● Brief:
Your job is to retype all of the data word for word, leaving every image out.

● Supplied data:
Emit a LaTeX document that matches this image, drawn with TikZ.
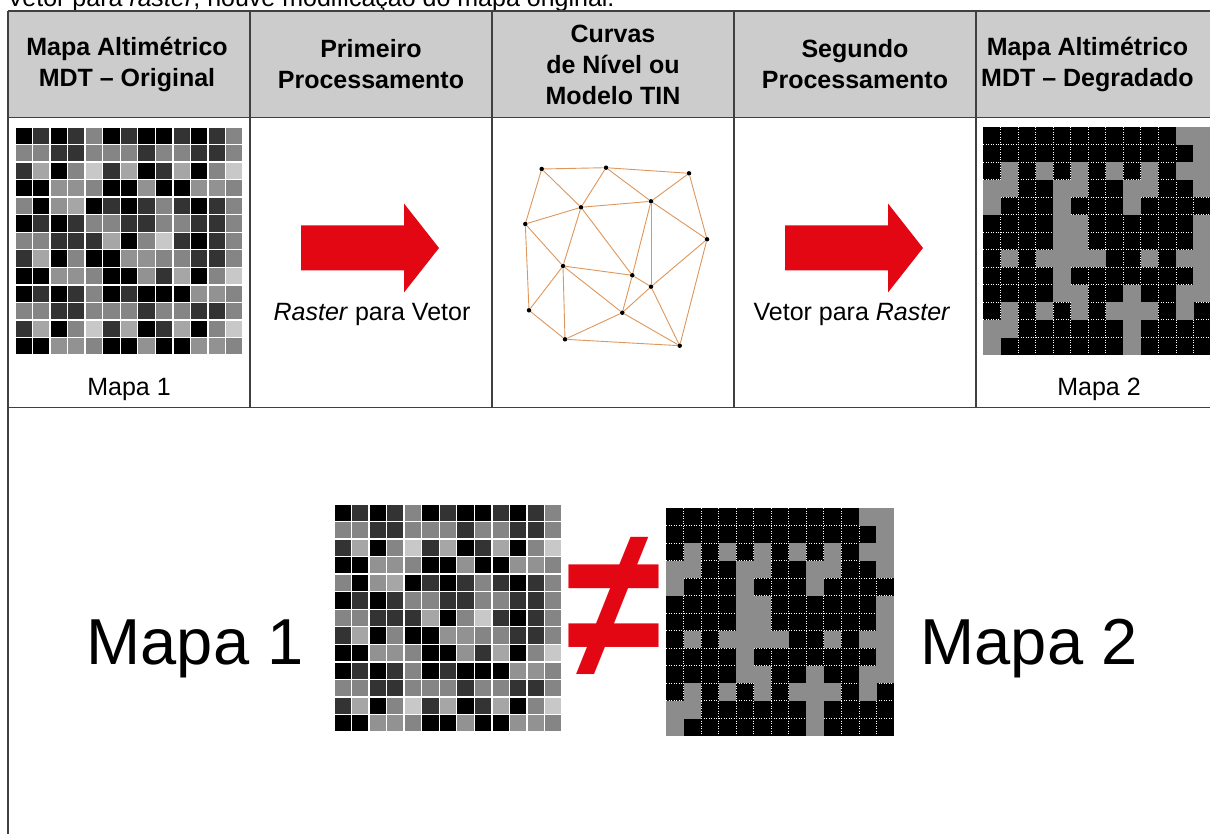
\documentclass[tikz,border=0pt]{standalone}
\usepackage{fontspec}
\setmainfont{Liberation Sans}

\definecolor{vermelho}{RGB}{227,6,19}
\definecolor{cabecalho}{RGB}{204,204,204}
\definecolor{borda}{RGB}{64,64,64}
\definecolor{aresta}{RGB}{222,150,90}
\definecolor{px0}{gray}{0}
\definecolor{px1}{RGB}{51,51,51}
\definecolor{px2}{RGB}{133,133,133}
\definecolor{px3}{RGB}{146,146,146}
\definecolor{px4}{RGB}{166,166,166}
\definecolor{px5}{RGB}{200,200,200}
\definecolor{pixcinza}{RGB}{140,140,140}

\tikzset{
  linha/.style={draw=borda, line width=1.6pt},
  cab/.style={align=center, font=\bfseries\fontsize{25}{31}\selectfont, inner sep=0pt},
  rot/.style={font=\fontsize{25}{30}\selectfont, inner sep=0pt, anchor=base},
  ponto/.style={circle, fill=black, inner sep=0pt, minimum size=4.5pt},
  tin/.style={draw=aresta, line width=0.9pt},
  seta/.style={fill=vermelho},
  pics/mapaorig/.style={code={
    \foreach \fila [count=\ii] in {{0,1,0,1,2,0,1,0,0,1,0,1,2},{2,2,1,1,2,2,2,1,2,2,1,1,2},
      {1,4,0,2,5,1,4,0,1,4,0,2,5},{0,0,3,3,2,0,0,3,0,0,3,3,2},{2,0,3,4,0,1,0,1,2,1,0,1,2},
      {0,1,0,1,2,2,1,1,2,2,1,1,2},{2,2,1,1,1,4,0,2,5,1,0,1,2},{1,4,0,2,0,0,3,3,2,2,1,1,2},
      {0,0,3,3,2,0,0,3,1,4,0,2,5},{0,1,0,1,2,0,1,0,0,0,3,3,2},{2,2,1,1,2,2,2,1,2,2,1,1,2},
      {1,4,0,2,5,1,4,0,1,4,0,2,5},{0,0,3,3,2,0,0,3,0,0,3,3,2}}
      \foreach \v [count=\jj] in \fila
        \fill[px\v] ({(\jj-1)*17.54+0.7},{(\ii-1)*17.54+0.7}) rectangle ++(16.14,16.14);
  }},
  pics/mapadeg/.style={code={
    \fill[black] (0,0) rectangle (228,228);
    \foreach \k in {1,...,12} {
      \draw[white, line width=0.9pt, dash pattern=on 1pt off 1.5pt] ({\k*17.54},0) -- ++(0,228);
      \draw[white, line width=0.9pt, dash pattern=on 1pt off 1.5pt] (0,{\k*17.54}) -- ++(228,0);
    }
    \foreach \fila [count=\ii] in {{0,0,0,0,0,0,0,0,0,0,0,1,1},{0,0,0,0,0,0,0,0,0,0,0,0,1},
      {0,1,0,1,0,1,0,1,0,1,0,1,1},{1,1,0,0,1,1,0,0,1,1,0,0,1},{1,0,0,0,1,0,0,0,1,0,0,0,0},
      {0,0,0,0,1,1,0,0,0,0,0,0,1},{0,0,0,0,1,1,0,0,0,0,0,0,1},{0,1,0,1,1,1,1,0,0,1,0,1,1},
      {0,0,0,0,1,0,0,0,0,0,0,0,1},{0,0,0,0,1,1,0,0,1,0,0,1,1},{0,1,0,1,0,1,0,1,1,1,0,1,0},
      {1,1,0,0,0,0,0,0,1,0,0,0,0},{1,0,0,0,0,0,0,0,1,0,0,0,0}}
      \foreach \v [count=\jj] in \fila {
        \ifnum\v=1 \fill[pixcinza] ({(\jj-1)*17.54},{(\ii-1)*17.54}) rectangle ++(17.6,17.6); \fi
      }
  }},
  pics/setagrande/.style={code={
    \fill[seta] (0,-22.5) -- (103,-22.5) -- (103,-44.5) -- (138,0) -- (103,44.5) -- (103,22.5) -- (0,22.5) -- cycle;
  }}
}

\begin{document}
\begin{tikzpicture}[x=1pt, y=-1pt]
  \useasboundingbox (0,0) rectangle (1210,834);
  \clip (0,0) rectangle (1210,834);

  \node[rot, anchor=base west] (txt) at (7,7) {Vetor para \textit{raster}, houve modificação do mapa original.};

  % tabela
  \fill[cabecalho] (8,11) rectangle (1220,117.5);
  \draw[linha] (8,11) -- (1220,11);
  \draw[linha] (8,117.5) -- (1220,117.5);
  \draw[linha] (8,407.5) -- (1220,407.5);
  \draw[linha] (8,11) -- (8,840);
  \foreach \x in {250,492,734,976}
    \draw[linha] (\x,11) -- (\x,407.5);

  \node[cab] (h1) at (127,64.5) {Mapa Altimétrico\\MDT – Original};
  \node[cab] (h2) at (371,64.5) {Primeiro\\Processamento};
  \node[cab] (h3) at (613,64.5) {Curvas\\de Nível ou\\Modelo TIN};
  \node[cab] (h4) at (855,64.5) {Segundo\\Processamento};
  \node[cab, anchor=west] (h5) at (981,64.5) {Mapa Altimétrico\\MDT – Degradado};

  % linha 2
  \pic at (15,127) {mapaorig};
  \node[rot] (m1) at (129,395) {Mapa 1};
  \pic at (301,248) {setagrande};
  \node[rot] (s1) at (372,320) {\textit{Raster} para Vetor};

  \node[ponto] (t1) at (541.7,169) {};
  \node[ponto] (t2) at (606,167.7) {};
  \node[ponto] (t3) at (689,173.3) {};
  \node[ponto] (t4) at (581,207.3) {};
  \node[ponto] (t5) at (651,201.3) {};
  \node[ponto] (t6) at (525.3,224) {};
  \node[ponto] (t7) at (707,239.3) {};
  \node[ponto] (t8) at (563,266) {};
  \node[ponto] (t9) at (632.3,275.3) {};
  \node[ponto] (t10) at (651,286.7) {};
  \node[ponto] (t11) at (529,310.3) {};
  \node[ponto] (t12) at (622.3,312.7) {};
  \node[ponto] (t13) at (565,339.3) {};
  \node[ponto] (t14) at (679.7,345.7) {};
  \foreach \a/\b in {1/2,2/3,1/4,2/4,2/5,3/5,3/7,4/5,1/6,4/6,4/8,4/9,5/7,5/10,5/9,6/8,6/11,
      8/9,8/11,8/13,8/12,9/10,9/12,10/7,10/12,10/14,7/14,11/13,13/12,13/14,12/14}
    \draw[tin] (t\a) -- (t\b);

  \pic at (785,248) {setagrande};
  \node[rot] (s2) at (852,320) {Vetor para \textit{Raster}};
  \pic at (983,127) {mapadeg};
  \node[rot] (m2) at (1099,395) {Mapa 2};

  % linha 3
  \node[rot, font=\fontsize{65}{70}\selectfont] (g1) at (195,664) {Mapa 1};
  \pic at (334,504) {mapaorig};
  \node[font=\bfseries\fontsize{190}{190}\selectfont, text=vermelho, inner sep=0pt,
    transform shape, xscale=0.91, yscale=1.15] (dif) at (614,608) {≠};
  \pic at (666,508) {mapadeg};
  \node[rot, font=\fontsize{65}{70}\selectfont] (g2) at (1029,664) {Mapa 2};
\end{tikzpicture}
\end{document}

● Task result:
Emit a LaTeX document that matches this image, drawn with TikZ.
\documentclass[tikz,border=0pt]{standalone}
\usepackage{fontspec}
\setmainfont{Liberation Sans}

\definecolor{vermelho}{RGB}{227,6,19}
\definecolor{cabecalho}{RGB}{204,204,204}
\definecolor{borda}{RGB}{64,64,64}
\definecolor{aresta}{RGB}{222,150,90}
\definecolor{px0}{gray}{0}
\definecolor{px1}{RGB}{51,51,51}
\definecolor{px2}{RGB}{133,133,133}
\definecolor{px3}{RGB}{146,146,146}
\definecolor{px4}{RGB}{166,166,166}
\definecolor{px5}{RGB}{200,200,200}
\definecolor{pixcinza}{RGB}{140,140,140}

\tikzset{
  linha/.style={draw=borda, line width=1.6pt},
  cab/.style={align=center, font=\bfseries\fontsize{25}{31}\selectfont, inner sep=0pt},
  rot/.style={font=\fontsize{25}{30}\selectfont, inner sep=0pt, anchor=base},
  ponto/.style={circle, fill=black, inner sep=0pt, minimum size=4.5pt},
  tin/.style={draw=aresta, line width=0.9pt},
  seta/.style={fill=vermelho},
  pics/mapaorig/.style={code={
    \foreach \fila [count=\ii] in {{0,1,0,1,2,0,1,0,0,1,0,1,2},{2,2,1,1,2,2,2,1,2,2,1,1,2},
      {1,4,0,2,5,1,4,0,1,4,0,2,5},{0,0,3,3,2,0,0,3,0,0,3,3,2},{2,0,3,4,0,1,0,1,2,1,0,1,2},
      {0,1,0,1,2,2,1,1,2,2,1,1,2},{2,2,1,1,1,4,0,2,5,1,0,1,2},{1,4,0,2,0,0,3,3,2,2,1,1,2},
      {0,0,3,3,2,0,0,3,1,4,0,2,5},{0,1,0,1,2,0,1,0,0,0,3,3,2},{2,2,1,1,2,2,2,1,2,2,1,1,2},
      {1,4,0,2,5,1,4,0,1,4,0,2,5},{0,0,3,3,2,0,0,3,0,0,3,3,2}}
      \foreach \v [count=\jj] in \fila
        \fill[px\v] ({(\jj-1)*17.54+0.7},{(\ii-1)*17.54+0.7}) rectangle ++(16.14,16.14);
  }},
  pics/mapadeg/.style={code={
    \fill[black] (0,0) rectangle (228,228);
    \foreach \k in {1,...,12} {
      \draw[white, line width=0.9pt, dash pattern=on 1pt off 1.5pt] ({\k*17.54},0) -- ++(0,228);
      \draw[white, line width=0.9pt, dash pattern=on 1pt off 1.5pt] (0,{\k*17.54}) -- ++(228,0);
    }
    \foreach \fila [count=\ii] in {{0,0,0,0,0,0,0,0,0,0,0,1,1},{0,0,0,0,0,0,0,0,0,0,0,0,1},
      {0,1,0,1,0,1,0,1,0,1,0,1,1},{1,1,0,0,1,1,0,0,1,1,0,0,1},{1,0,0,0,1,0,0,0,1,0,0,0,0},
      {0,0,0,0,1,1,0,0,0,0,0,0,1},{0,0,0,0,1,1,0,0,0,0,0,0,1},{0,1,0,1,1,1,1,0,0,1,0,1,1},
      {0,0,0,0,1,0,0,0,0,0,0,0,1},{0,0,0,0,1,1,0,0,1,0,0,1,1},{0,1,0,1,0,1,0,1,1,1,0,1,0},
      {1,1,0,0,0,0,0,0,1,0,0,0,0},{1,0,0,0,0,0,0,0,1,0,0,0,0}}
      \foreach \v [count=\jj] in \fila {
        \ifnum\v=1 \fill[pixcinza] ({(\jj-1)*17.54},{(\ii-1)*17.54}) rectangle ++(17.6,17.6); \fi
      }
  }},
  pics/setagrande/.style={code={
    \fill[seta] (0,-22.5) -- (103,-22.5) -- (103,-44.5) -- (138,0) -- (103,44.5) -- (103,22.5) -- (0,22.5) -- cycle;
  }}
}

\begin{document}
\begin{tikzpicture}[x=1pt, y=-1pt]
  \useasboundingbox (0,0) rectangle (1210,834);
  \clip (0,0) rectangle (1210,834);

  \node[rot, anchor=base west] (txt) at (7,7) {Vetor para \textit{raster}, houve modificação do mapa original.};

  % tabela
  \fill[cabecalho] (8,11) rectangle (1220,117.5);
  \draw[linha] (8,11) -- (1220,11);
  \draw[linha] (8,117.5) -- (1220,117.5);
  \draw[linha] (8,407.5) -- (1220,407.5);
  \draw[linha] (8,11) -- (8,840);
  \foreach \x in {250,492,734,976}
    \draw[linha] (\x,11) -- (\x,407.5);

  \node[cab] (h1) at (127,64.5) {Mapa Altimétrico\\MDT – Original};
  \node[cab] (h2) at (371,64.5) {Primeiro\\Processamento};
  \node[cab] (h3) at (613,64.5) {Curvas\\de Nível ou\\Modelo TIN};
  \node[cab] (h4) at (855,64.5) {Segundo\\Processamento};
  \node[cab, anchor=west] (h5) at (981,64.5) {Mapa Altimétrico\\MDT – Degradado};

  % linha 2
  \pic at (15,127) {mapaorig};
  \node[rot] (m1) at (129,395) {Mapa 1};
  \pic at (301,248) {setagrande};
  \node[rot] (s1) at (372,320) {\textit{Raster} para Vetor};

  \node[ponto] (t1) at (541.7,169) {};
  \node[ponto] (t2) at (606,167.7) {};
  \node[ponto] (t3) at (689,173.3) {};
  \node[ponto] (t4) at (581,207.3) {};
  \node[ponto] (t5) at (651,201.3) {};
  \node[ponto] (t6) at (525.3,224) {};
  \node[ponto] (t7) at (707,239.3) {};
  \node[ponto] (t8) at (563,266) {};
  \node[ponto] (t9) at (632.3,275.3) {};
  \node[ponto] (t10) at (651,286.7) {};
  \node[ponto] (t11) at (529,310.3) {};
  \node[ponto] (t12) at (622.3,312.7) {};
  \node[ponto] (t13) at (565,339.3) {};
  \node[ponto] (t14) at (679.7,345.7) {};
  \foreach \a/\b in {1/2,2/3,1/4,2/4,2/5,3/5,3/7,4/5,1/6,4/6,4/8,4/9,5/7,5/10,5/9,6/8,6/11,
      8/9,8/11,8/13,8/12,9/10,9/12,10/7,10/12,10/14,7/14,11/13,13/12,13/14,12/14}
    \draw[tin] (t\a) -- (t\b);

  \pic at (785,248) {setagrande};
  \node[rot] (s2) at (852,320) {Vetor para \textit{Raster}};
  \pic at (983,127) {mapadeg};
  \node[rot] (m2) at (1099,395) {Mapa 2};

  % linha 3
  \node[rot, font=\fontsize{65}{70}\selectfont] (g1) at (195,664) {Mapa 1};
  \pic at (334,504) {mapaorig};
  \node[font=\bfseries\fontsize{190}{190}\selectfont, text=vermelho, inner sep=0pt,
    transform shape, xscale=0.91, yscale=1.15] (dif) at (614,608) {≠};
  \pic at (666,508) {mapadeg};
  \node[rot, font=\fontsize{65}{70}\selectfont] (g2) at (1029,664) {Mapa 2};
\end{tikzpicture}
\end{document}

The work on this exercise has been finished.